UAE corporate tax penalties after April 14, 2026: what the new regime means for your business





The UAE’s penalty landscape for corporate tax, VAT, and excise tax is changing permanently on 14 April 2026. Cabinet Decision No. 129 of 2025 – issued by the UAE Cabinet in October 2025 – replaces the previous penalty framework with a unified, simpler, and in many ways fairer system. But “fairer” does not mean more lenient across the board: the new regime also removes ambiguity, closes loopholes, and makes it far easier for the Federal Tax Authority (FTA) to enforce consistently.

If your business operates in the UAE, this deadline is not one to monitor passively. The transition window is your last real opportunity to identify outstanding errors, file voluntary disclosures under the new rules, and put compliance controls in place before the enforcement clock resets.

This article breaks down every key change, what it costs in dirhams if you get it wrong, and what you should do before April 14.

What Is Cabinet Decision No. 129 of 2025?

Issued on 9 October 2025 and published on 11 November 2025, Cabinet Decision No. 129 of 2025 replaces Cabinet Decision No. 108 of 2021 as the governing framework for administrative penalties across UAE federal taxes. It comes into effect on 14 April 2026 – with no extension or grace period announced.

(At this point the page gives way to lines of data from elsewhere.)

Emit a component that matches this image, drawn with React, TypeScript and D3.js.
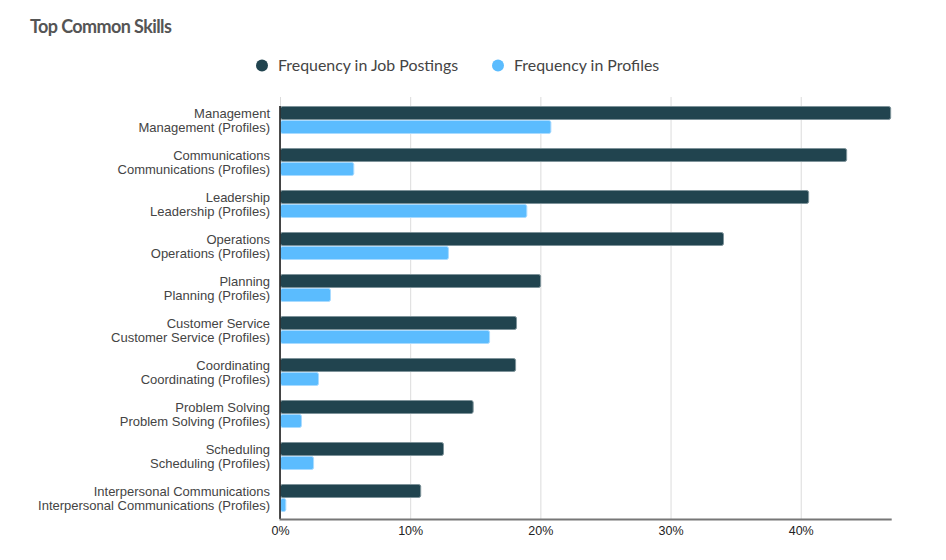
import React from "react";
import * as d3 from "d3";

const categories = [
  "Management",
  "Communications",
  "Leadership",
  "Operations",
  "Planning",
  "Customer Service",
  "Coordinating",
  "Problem Solving",
  "Scheduling",
  "Interpersonal Communications",
];
const jobPostings = [46.87, 43.49, 40.57, 34.03, 19.98, 18.13, 18.06, 14.8, 12.52, 10.77];
const profiles = [20.77, 5.63, 18.92, 12.9, 3.84, 16.06, 2.92, 1.61, 2.54, 0.41];
const tickValues = [0, 10, 20, 30, 40];
const seriesNames = ["Frequency in Job Postings", "Frequency in Profiles"];
const seriesColors = ["#21444f", "#5bbcfe"];
const seriesStrokes = ["#7e939a", "#a9dbff"];

const W = 946;
const H = 560;
const X0 = 280.5;
const X1 = 891.7;
const YTOP = 99;
const YBOT = 519;

export default function App() {
  const x = d3.scaleLinear().domain([0, 46.95]).range([X0, X1]);
  const y = d3
    .scaleBand<string>()
    .domain(categories)
    .range([YTOP, YBOT])
    .paddingInner(1 / 3)
    .paddingOuter(1 / 6);
  const sub = d3.scaleBand<number>().domain([0, 1]).range([0, y.bandwidth()]);
  const series = [jobPostings, profiles];

  return (
    <svg width={W} height={H} style={{ position: "absolute", left: 0, top: 0, background: "#fff" }}>
      <text x={30} y={33} fontFamily="Lato" fontWeight={700} fontSize={18} fill="#555" letterSpacing={-0.6}>
        Top Common Skills
      </text>
      {/* legend */}
      <g fontFamily="Lato" fontSize={15.9} fill="#444">
        <circle cx={262} cy={65.5} r={6} fill={seriesColors[0]} />
        <text x={278} y={71}>{seriesNames[0]}</text>
        <circle cx={498} cy={65.5} r={6} fill={seriesColors[1]} />
        <text x={514} y={71}>{seriesNames[1]}</text>
      </g>
      {/* grid */}
      {tickValues.map((t) => (
        <line key={t} x1={x(t)} x2={x(t)} y1={97} y2={YBOT} stroke="#dcdcdc" strokeWidth={1} />
      ))}
      {/* bars */}
      {categories.map((c, i) => (
        <g key={c}>
          {series.map((s, k) => (
            <rect
              key={k}
              x={x(0)}
              y={(y(c) as number) + (sub(k) as number) + 0.5}
              width={Math.max(0, x(s[i]) - x(0))}
              height={sub.bandwidth() - 1}
              rx={2}
              fill={seriesColors[k]}
              stroke={seriesStrokes[k]}
              strokeWidth={1}
            />
          ))}
          <text
            x={270}
            y={(y(c) as number) + sub.bandwidth() / 2 + 4.6}
            textAnchor="end"
            fontFamily="Liberation Sans, Arial, sans-serif"
            fontSize={13}
            fill="#444"
          >
            {c}
          </text>
          <text
            x={270}
            y={(y(c) as number) + sub.bandwidth() * 1.5 + 4.6}
            textAnchor="end"
            fontFamily="Liberation Sans, Arial, sans-serif"
            fontSize={13}
            fill="#444"
          >
            {c + " (Profiles)"}
          </text>
        </g>
      ))}
      {/* left axis */}
      <line x1={X0 - 0.5} x2={X0 - 0.5} y1={106} y2={YBOT} stroke="#111" strokeWidth={1.5} />
      {/* bottom axis */}
      <line x1={X0 - 1} x2={X1} y1={YBOT + 0.5} y2={YBOT + 0.5} stroke="#777" strokeWidth={2} />
      {tickValues.map((t) => (
        <text
          key={t}
          x={x(t)}
          y={535}
          textAnchor="middle"
          fontFamily="Liberation Sans, Arial, sans-serif"
          fontSize={12.5}
          fill="#222"
        >
          {t + "%"}
        </text>
      ))}
    </svg>
  );
}
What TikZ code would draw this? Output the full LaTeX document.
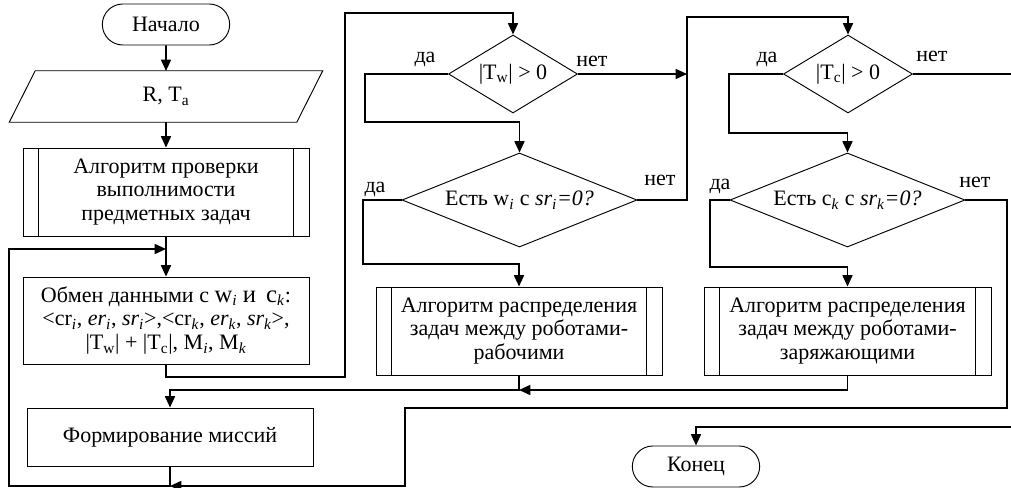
\documentclass[tikz,border=0pt]{standalone}
\usepackage{fontspec}
\setmainfont{Liberation Serif}
\usetikzlibrary{shapes.geometric,shapes.misc,arrows.meta}
\tikzset{
  base/.style={draw, line width=0.7pt, align=center, font=\fontsize{16.5pt}{17.8pt}\selectfont, inner sep=1pt},
  term/.style={base, rounded rectangle, minimum width=97.5pt, minimum height=30.75pt},
  proc/.style={base, rectangle, minimum width=214.5pt},
  subr/.style={proc},
  io/.style={rectangle, align=center, font=\fontsize{16.5pt}{17.8pt}\selectfont, minimum width=215.25pt, minimum height=38.25pt},
  dec/.style={base, diamond},
  lbl/.style={font=\fontsize{16.5pt}{17pt}\selectfont, inner sep=0pt},
  line/.style={line width=1.2pt},
  flow/.style={line, -{Triangle[length=8.5pt,width=7.5pt]}},
}
\newcommand{\subi}[1]{\textsubscript{\textit{#1}}}
\newcommand{\subr}[1]{\textsubscript{#1}}
\newcommand{\largerletters}[1]{{\fontsize{18.5pt}{17.8pt}\selectfont #1}}
\begin{document}
\begin{tikzpicture}[x=0.75pt,y=-0.75pt]
\useasboundingbox (0,0) rectangle (1011,488);
% nodes
\node[term] (start) at (166,24.5) {Начало};
\node[io] (inp) at (166,96.5) {R, T\subr{a}};
\draw[line width=0.7pt] ([xshift=9.75pt]inp.north west) -- ([xshift=9.75pt]inp.north east)
  -- ([xshift=-9.75pt]inp.south east) -- ([xshift=-9.75pt]inp.south west) -- cycle;
\node[subr, minimum height=66pt] (sub1) at (166,192) {Алгоритм проверки\\ выполнимости\\ предметных задач};
\node[proc, minimum height=65.25pt] (exch) at (166,320.5) {Обмен данными с \largerletters{w}\subi{i} \largerletters{и\, c}\subi{k}:\\
 <cr\subi{i}, \textit{er\subi{i}}, \textit{sr\subi{i}}>,<cr\subi{k}, \textit{er\subi{k}}, \textit{sr\subi{k}}>,\\
 |T\subr{w}| + |T\subr{c}|, M\subi{i}, M\subi{k}};
\node[proc, minimum height=43.5pt] (form) at (170,437) {Формирование миссий};

\node[dec, aspect=1.65, minimum width=96.75pt, minimum height=58.5pt] (d1) at (513,74) {|T\subr{w}| > 0};
\node[dec, aspect=2.5, minimum width=176.25pt, minimum height=70.5pt] (d2) at (519.5,200) {Есть w\subi{i} с \textit{sr\subi{i}=0?}};
\node[subr, minimum height=66pt] (box3) at (519,331) {Алгоритм распределения\\ задач между роботами-\\ рабочими};

\node[dec, aspect=1.65, minimum width=96.75pt, minimum height=58.5pt] (d3) at (848,74) {|T\subr{c}| > 0};
\node[dec, aspect=2.5, minimum width=176.25pt, minimum height=70.5pt] (d4) at (847.5,200) {Есть c\subi{k} с \textit{sr\subi{k}=0?}};
\node[subr, minimum height=66pt, minimum width=215.25pt] (box4) at (847.5,331) {Алгоритм распределения\\ задач между роботами-\\ заряжающими};

\node[term] (fin) at (696,466.5) {Конец};

% subroutine side bars
\foreach \n in {sub1,box3,box4}{
  \draw[line width=0.7pt] ([xshift=12pt]\n.north west) -- ([xshift=12pt]\n.south west);
  \draw[line width=0.7pt] ([xshift=-12pt]\n.north east) -- ([xshift=-12pt]\n.south east);
}

% labels
\node[lbl] (y1) at (425,59) {да};
\node[lbl] (n1) at (592,61) {нет};
\node[lbl] (y2) at (375,189) {да};
\node[lbl] (n2) at (660,180) {нет};
\node[lbl] (y3) at (767,59) {да};
\node[lbl] (n3) at (932,56) {нет};
\node[lbl] (y4) at (720,186) {да};
\node[lbl] (n4) at (975,182) {нет};

% helper coordinates
\coordinate (a1) at (345,377);
\coordinate (a2) at (345,13);
\coordinate (j1) at (687,74);
\coordinate (t2) at (687,17);
\coordinate (b1) at (365,122);
\coordinate (b2) at (363,264);
\coordinate (b3) at (729,133);
\coordinate (b4) at (710,267);
\coordinate (m1) at (519,390);
\coordinate (r1) at (1007,408);
\coordinate (r2) at (405,486);
\coordinate (m2) at (170,486);
\coordinate (l1) at (9,249);
\coordinate (m3) at (166,249);
\coordinate (e1) at (1011,74);
\coordinate (e2) at (1011,427);

% connectors
\draw[flow] (start) -- (inp.north |- 0,71);
\draw[flow] (inp.north |- 0,122) -- (sub1);
\draw[flow] (sub1) -- (exch);
\draw[flow] (exch.south) |- (a1) -- (a2) -| (d1.north);
\draw[flow] (d1.west) -| (b1) -| (d2.north);
\draw[flow] (d1.east) -- (j1);
\draw[flow] (d2.east) -| (t2) -| (d3.north);
\draw[flow] (d2.west) -| (b2) -| (box3.north);
\draw[flow] (d3.west) -| (b3) -| (d4.north);
\draw[line] (d3.east) -- (e1);
\draw[flow] (d4.west) -| (b4) -| (box4.north);
\draw[flow] (box4.south) |- (m1);
\draw[flow] (box3.south) -- (m1) -| (form.north);
\draw[flow] (d4.east) -| (r1) -| (r2) -- (m2);
\draw[flow] (form.south) -- (m2) -| (l1) -- (m3);
\draw[flow] (e2) -| (fin.north);
\end{tikzpicture}
\end{document}
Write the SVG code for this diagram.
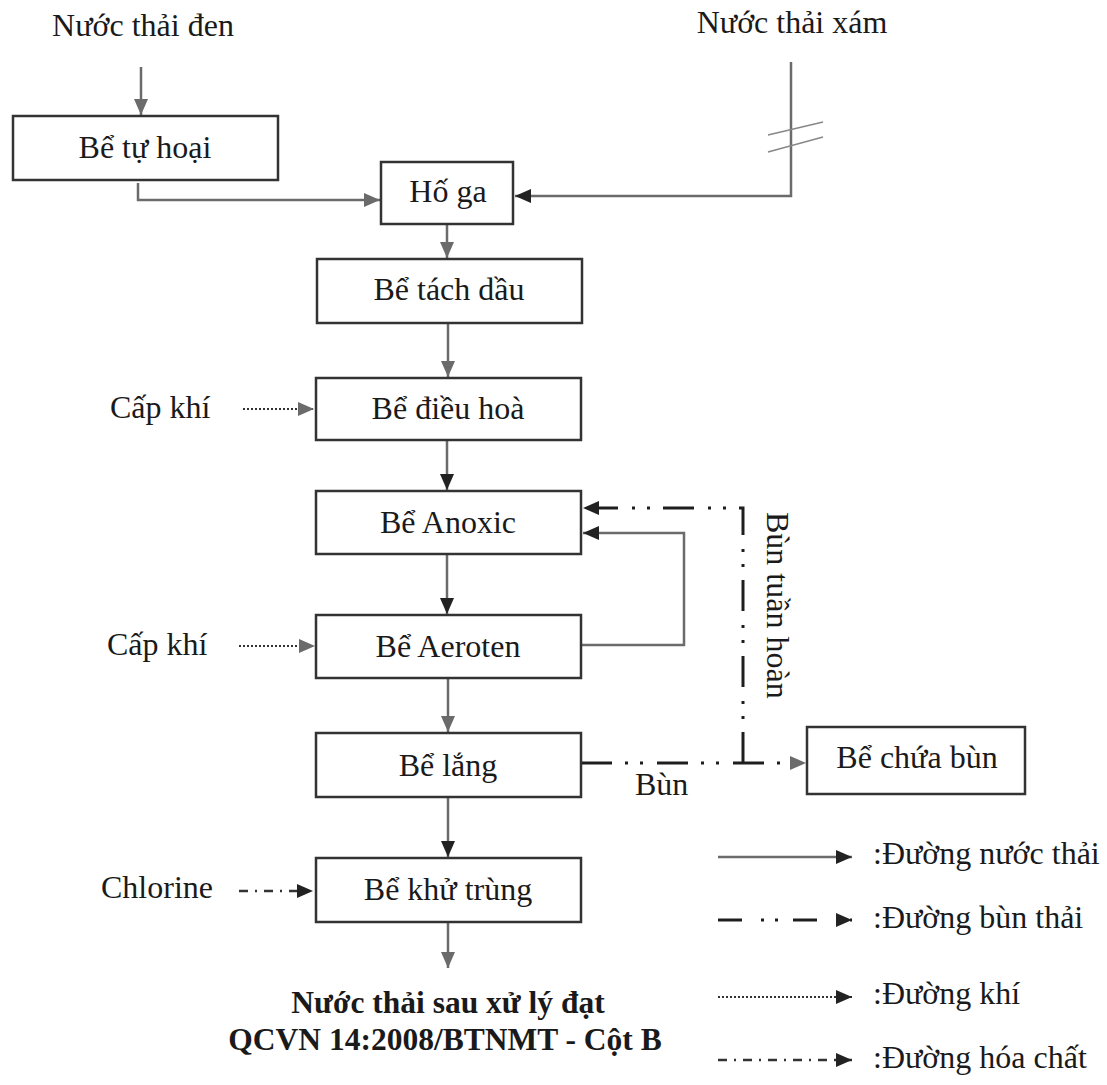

The decision covers violations of the Tax Procedures Law, the VAT Law, and the Excise Tax Law. Corporate Tax penalties under Cabinet Decision No. 75 of 2023 remain separately governed but operate under the same procedural definitions and philosophy – meaning the spirit of the reform applies across the board.

Three core objectives drive the reform:

  • Simplification – replacing compounding penalty structures with clear, flat or time-based rates
  • Proportionality – reducing fines for minor administrative errors while maintaining firm penalties for substantive non-compliance
  • Voluntary compliance – structuring penalties so that self-correction is always significantly cheaper than being caught in an audit

The Biggest Changes You Need to Know

1. Late Payment: Fixed at 14% Per Annum, No Compounding

One of the most significant structural changes is the replacement of complex, compounding late payment charges with a single, non-compounding rate of 14% per annum calculated monthly on the outstanding tax balance.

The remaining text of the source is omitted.